The task >>
Your task is to transcribe all of the data below exactly, omitting the images.

Dataset extract >>
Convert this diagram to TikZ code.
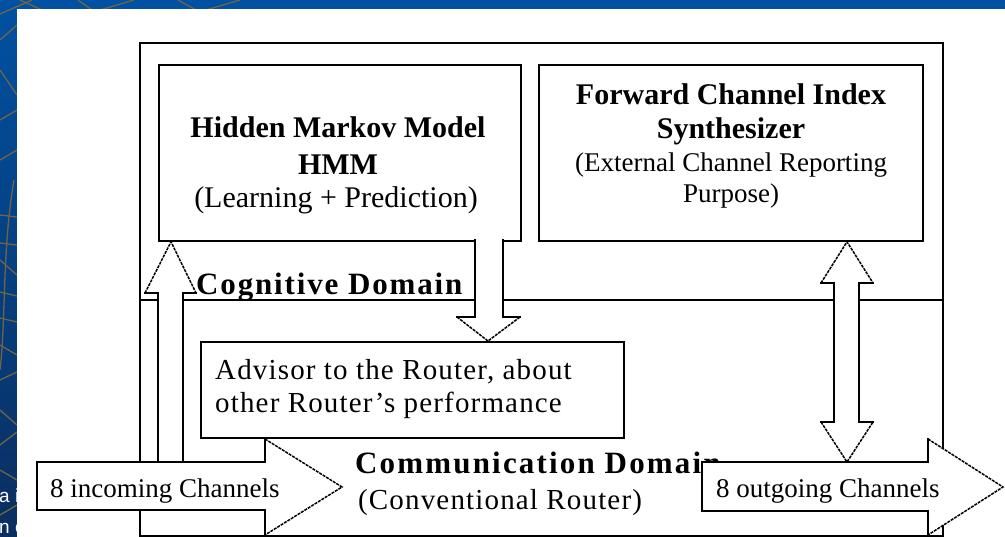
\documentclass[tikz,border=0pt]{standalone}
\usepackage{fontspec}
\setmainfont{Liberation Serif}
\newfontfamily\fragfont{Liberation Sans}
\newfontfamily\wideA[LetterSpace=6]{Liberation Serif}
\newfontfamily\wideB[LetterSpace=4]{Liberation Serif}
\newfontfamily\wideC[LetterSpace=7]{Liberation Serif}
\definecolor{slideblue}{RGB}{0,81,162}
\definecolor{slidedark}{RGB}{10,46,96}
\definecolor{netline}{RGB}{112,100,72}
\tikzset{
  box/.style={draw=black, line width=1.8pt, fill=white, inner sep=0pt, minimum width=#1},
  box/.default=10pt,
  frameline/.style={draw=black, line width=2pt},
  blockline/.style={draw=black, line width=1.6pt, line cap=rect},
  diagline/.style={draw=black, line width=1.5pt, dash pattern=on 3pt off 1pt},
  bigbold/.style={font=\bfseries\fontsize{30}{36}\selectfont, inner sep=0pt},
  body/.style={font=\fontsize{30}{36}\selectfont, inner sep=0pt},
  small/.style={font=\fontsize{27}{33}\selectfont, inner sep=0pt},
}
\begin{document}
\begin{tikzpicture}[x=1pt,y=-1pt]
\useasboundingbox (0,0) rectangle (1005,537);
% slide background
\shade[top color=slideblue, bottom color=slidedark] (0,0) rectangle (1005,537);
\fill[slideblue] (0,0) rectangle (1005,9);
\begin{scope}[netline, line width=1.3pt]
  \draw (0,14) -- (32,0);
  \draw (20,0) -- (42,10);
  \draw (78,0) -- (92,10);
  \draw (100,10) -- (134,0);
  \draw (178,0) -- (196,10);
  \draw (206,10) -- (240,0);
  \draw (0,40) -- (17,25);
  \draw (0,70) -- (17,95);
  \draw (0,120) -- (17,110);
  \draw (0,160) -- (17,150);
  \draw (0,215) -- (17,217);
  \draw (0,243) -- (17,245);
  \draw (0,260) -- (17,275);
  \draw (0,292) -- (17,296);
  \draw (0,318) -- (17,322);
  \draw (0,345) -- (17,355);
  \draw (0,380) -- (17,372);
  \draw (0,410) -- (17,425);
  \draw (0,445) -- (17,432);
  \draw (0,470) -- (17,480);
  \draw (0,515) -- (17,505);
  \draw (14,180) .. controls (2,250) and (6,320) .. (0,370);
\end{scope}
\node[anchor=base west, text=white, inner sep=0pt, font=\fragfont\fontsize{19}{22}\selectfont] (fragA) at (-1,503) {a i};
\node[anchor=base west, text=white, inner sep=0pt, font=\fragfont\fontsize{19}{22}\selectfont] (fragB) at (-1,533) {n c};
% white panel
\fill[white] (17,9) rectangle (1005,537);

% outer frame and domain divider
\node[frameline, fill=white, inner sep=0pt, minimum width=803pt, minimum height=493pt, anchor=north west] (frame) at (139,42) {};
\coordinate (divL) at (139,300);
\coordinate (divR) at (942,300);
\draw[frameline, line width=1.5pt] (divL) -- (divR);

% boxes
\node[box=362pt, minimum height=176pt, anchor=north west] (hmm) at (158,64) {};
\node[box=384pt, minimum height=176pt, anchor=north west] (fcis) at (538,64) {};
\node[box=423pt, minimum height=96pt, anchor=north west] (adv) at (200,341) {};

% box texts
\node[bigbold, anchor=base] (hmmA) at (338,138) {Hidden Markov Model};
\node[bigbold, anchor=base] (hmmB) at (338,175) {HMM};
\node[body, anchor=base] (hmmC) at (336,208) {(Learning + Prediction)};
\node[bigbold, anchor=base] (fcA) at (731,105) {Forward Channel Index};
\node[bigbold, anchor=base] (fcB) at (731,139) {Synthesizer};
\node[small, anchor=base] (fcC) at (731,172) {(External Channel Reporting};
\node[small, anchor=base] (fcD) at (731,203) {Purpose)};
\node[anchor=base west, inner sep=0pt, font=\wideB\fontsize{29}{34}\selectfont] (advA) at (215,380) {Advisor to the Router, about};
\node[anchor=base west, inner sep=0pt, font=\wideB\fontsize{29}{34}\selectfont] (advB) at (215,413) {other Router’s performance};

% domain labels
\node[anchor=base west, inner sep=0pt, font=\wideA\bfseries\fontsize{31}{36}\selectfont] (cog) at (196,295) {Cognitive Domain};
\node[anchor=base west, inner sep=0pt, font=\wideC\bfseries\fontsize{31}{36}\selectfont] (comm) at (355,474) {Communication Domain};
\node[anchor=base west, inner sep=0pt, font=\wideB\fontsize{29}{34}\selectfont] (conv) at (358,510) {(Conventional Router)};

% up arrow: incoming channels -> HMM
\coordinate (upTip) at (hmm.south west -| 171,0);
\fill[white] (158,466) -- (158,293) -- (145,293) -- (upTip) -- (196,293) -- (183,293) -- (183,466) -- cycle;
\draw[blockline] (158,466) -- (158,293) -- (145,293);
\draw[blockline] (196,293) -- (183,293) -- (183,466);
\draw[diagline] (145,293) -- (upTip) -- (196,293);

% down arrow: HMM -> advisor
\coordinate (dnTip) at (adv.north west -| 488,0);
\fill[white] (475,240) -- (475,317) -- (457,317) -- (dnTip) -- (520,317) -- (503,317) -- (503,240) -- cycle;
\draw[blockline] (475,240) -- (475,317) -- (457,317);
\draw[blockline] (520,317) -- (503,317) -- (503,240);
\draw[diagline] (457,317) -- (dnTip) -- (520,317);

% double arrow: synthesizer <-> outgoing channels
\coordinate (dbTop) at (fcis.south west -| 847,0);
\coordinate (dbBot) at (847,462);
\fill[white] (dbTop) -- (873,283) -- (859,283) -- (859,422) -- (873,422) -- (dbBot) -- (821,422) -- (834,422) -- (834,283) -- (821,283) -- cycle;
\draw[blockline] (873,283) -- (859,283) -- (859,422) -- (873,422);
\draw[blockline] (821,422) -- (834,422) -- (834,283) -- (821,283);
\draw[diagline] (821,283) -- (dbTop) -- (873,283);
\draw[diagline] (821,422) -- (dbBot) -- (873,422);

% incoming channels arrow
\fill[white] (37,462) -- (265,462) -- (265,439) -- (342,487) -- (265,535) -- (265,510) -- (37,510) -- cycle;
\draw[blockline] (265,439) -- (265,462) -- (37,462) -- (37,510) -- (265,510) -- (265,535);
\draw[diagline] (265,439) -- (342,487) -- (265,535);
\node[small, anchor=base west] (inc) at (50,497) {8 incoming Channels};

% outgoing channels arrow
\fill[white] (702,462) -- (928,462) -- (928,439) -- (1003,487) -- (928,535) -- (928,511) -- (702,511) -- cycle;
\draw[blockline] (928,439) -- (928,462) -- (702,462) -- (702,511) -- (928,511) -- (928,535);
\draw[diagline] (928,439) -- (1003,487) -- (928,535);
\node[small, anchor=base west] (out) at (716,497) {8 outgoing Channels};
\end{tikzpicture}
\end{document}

Written reply >>
Convert this diagram to TikZ code.
\documentclass[tikz,border=0pt]{standalone}
\usepackage{fontspec}
\setmainfont{Liberation Serif}
\newfontfamily\fragfont{Liberation Sans}
\newfontfamily\wideA[LetterSpace=6]{Liberation Serif}
\newfontfamily\wideB[LetterSpace=4]{Liberation Serif}
\newfontfamily\wideC[LetterSpace=7]{Liberation Serif}
\definecolor{slideblue}{RGB}{0,81,162}
\definecolor{slidedark}{RGB}{10,46,96}
\definecolor{netline}{RGB}{112,100,72}
\tikzset{
  box/.style={draw=black, line width=1.8pt, fill=white, inner sep=0pt, minimum width=#1},
  box/.default=10pt,
  frameline/.style={draw=black, line width=2pt},
  blockline/.style={draw=black, line width=1.6pt, line cap=rect},
  diagline/.style={draw=black, line width=1.5pt, dash pattern=on 3pt off 1pt},
  bigbold/.style={font=\bfseries\fontsize{30}{36}\selectfont, inner sep=0pt},
  body/.style={font=\fontsize{30}{36}\selectfont, inner sep=0pt},
  small/.style={font=\fontsize{27}{33}\selectfont, inner sep=0pt},
}
\begin{document}
\begin{tikzpicture}[x=1pt,y=-1pt]
\useasboundingbox (0,0) rectangle (1005,537);
% slide background
\shade[top color=slideblue, bottom color=slidedark] (0,0) rectangle (1005,537);
\fill[slideblue] (0,0) rectangle (1005,9);
\begin{scope}[netline, line width=1.3pt]
  \draw (0,14) -- (32,0);
  \draw (20,0) -- (42,10);
  \draw (78,0) -- (92,10);
  \draw (100,10) -- (134,0);
  \draw (178,0) -- (196,10);
  \draw (206,10) -- (240,0);
  \draw (0,40) -- (17,25);
  \draw (0,70) -- (17,95);
  \draw (0,120) -- (17,110);
  \draw (0,160) -- (17,150);
  \draw (0,215) -- (17,217);
  \draw (0,243) -- (17,245);
  \draw (0,260) -- (17,275);
  \draw (0,292) -- (17,296);
  \draw (0,318) -- (17,322);
  \draw (0,345) -- (17,355);
  \draw (0,380) -- (17,372);
  \draw (0,410) -- (17,425);
  \draw (0,445) -- (17,432);
  \draw (0,470) -- (17,480);
  \draw (0,515) -- (17,505);
  \draw (14,180) .. controls (2,250) and (6,320) .. (0,370);
\end{scope}
\node[anchor=base west, text=white, inner sep=0pt, font=\fragfont\fontsize{19}{22}\selectfont] (fragA) at (-1,503) {a i};
\node[anchor=base west, text=white, inner sep=0pt, font=\fragfont\fontsize{19}{22}\selectfont] (fragB) at (-1,533) {n c};
% white panel
\fill[white] (17,9) rectangle (1005,537);

% outer frame and domain divider
\node[frameline, fill=white, inner sep=0pt, minimum width=803pt, minimum height=493pt, anchor=north west] (frame) at (139,42) {};
\coordinate (divL) at (139,300);
\coordinate (divR) at (942,300);
\draw[frameline, line width=1.5pt] (divL) -- (divR);

% boxes
\node[box=362pt, minimum height=176pt, anchor=north west] (hmm) at (158,64) {};
\node[box=384pt, minimum height=176pt, anchor=north west] (fcis) at (538,64) {};
\node[box=423pt, minimum height=96pt, anchor=north west] (adv) at (200,341) {};

% box texts
\node[bigbold, anchor=base] (hmmA) at (338,138) {Hidden Markov Model};
\node[bigbold, anchor=base] (hmmB) at (338,175) {HMM};
\node[body, anchor=base] (hmmC) at (336,208) {(Learning + Prediction)};
\node[bigbold, anchor=base] (fcA) at (731,105) {Forward Channel Index};
\node[bigbold, anchor=base] (fcB) at (731,139) {Synthesizer};
\node[small, anchor=base] (fcC) at (731,172) {(External Channel Reporting};
\node[small, anchor=base] (fcD) at (731,203) {Purpose)};
\node[anchor=base west, inner sep=0pt, font=\wideB\fontsize{29}{34}\selectfont] (advA) at (215,380) {Advisor to the Router, about};
\node[anchor=base west, inner sep=0pt, font=\wideB\fontsize{29}{34}\selectfont] (advB) at (215,413) {other Router’s performance};

% domain labels
\node[anchor=base west, inner sep=0pt, font=\wideA\bfseries\fontsize{31}{36}\selectfont] (cog) at (196,295) {Cognitive Domain};
\node[anchor=base west, inner sep=0pt, font=\wideC\bfseries\fontsize{31}{36}\selectfont] (comm) at (355,474) {Communication Domain};
\node[anchor=base west, inner sep=0pt, font=\wideB\fontsize{29}{34}\selectfont] (conv) at (358,510) {(Conventional Router)};

% up arrow: incoming channels -> HMM
\coordinate (upTip) at (hmm.south west -| 171,0);
\fill[white] (158,466) -- (158,293) -- (145,293) -- (upTip) -- (196,293) -- (183,293) -- (183,466) -- cycle;
\draw[blockline] (158,466) -- (158,293) -- (145,293);
\draw[blockline] (196,293) -- (183,293) -- (183,466);
\draw[diagline] (145,293) -- (upTip) -- (196,293);

% down arrow: HMM -> advisor
\coordinate (dnTip) at (adv.north west -| 488,0);
\fill[white] (475,240) -- (475,317) -- (457,317) -- (dnTip) -- (520,317) -- (503,317) -- (503,240) -- cycle;
\draw[blockline] (475,240) -- (475,317) -- (457,317);
\draw[blockline] (520,317) -- (503,317) -- (503,240);
\draw[diagline] (457,317) -- (dnTip) -- (520,317);

% double arrow: synthesizer <-> outgoing channels
\coordinate (dbTop) at (fcis.south west -| 847,0);
\coordinate (dbBot) at (847,462);
\fill[white] (dbTop) -- (873,283) -- (859,283) -- (859,422) -- (873,422) -- (dbBot) -- (821,422) -- (834,422) -- (834,283) -- (821,283) -- cycle;
\draw[blockline] (873,283) -- (859,283) -- (859,422) -- (873,422);
\draw[blockline] (821,422) -- (834,422) -- (834,283) -- (821,283);
\draw[diagline] (821,283) -- (dbTop) -- (873,283);
\draw[diagline] (821,422) -- (dbBot) -- (873,422);

% incoming channels arrow
\fill[white] (37,462) -- (265,462) -- (265,439) -- (342,487) -- (265,535) -- (265,510) -- (37,510) -- cycle;
\draw[blockline] (265,439) -- (265,462) -- (37,462) -- (37,510) -- (265,510) -- (265,535);
\draw[diagline] (265,439) -- (342,487) -- (265,535);
\node[small, anchor=base west] (inc) at (50,497) {8 incoming Channels};

% outgoing channels arrow
\fill[white] (702,462) -- (928,462) -- (928,439) -- (1003,487) -- (928,535) -- (928,511) -- (702,511) -- cycle;
\draw[blockline] (928,439) -- (928,462) -- (702,462) -- (702,511) -- (928,511) -- (928,535);
\draw[diagline] (928,439) -- (1003,487) -- (928,535);
\node[small, anchor=base west] (out) at (716,497) {8 outgoing Channels};
\end{tikzpicture}
\end{document}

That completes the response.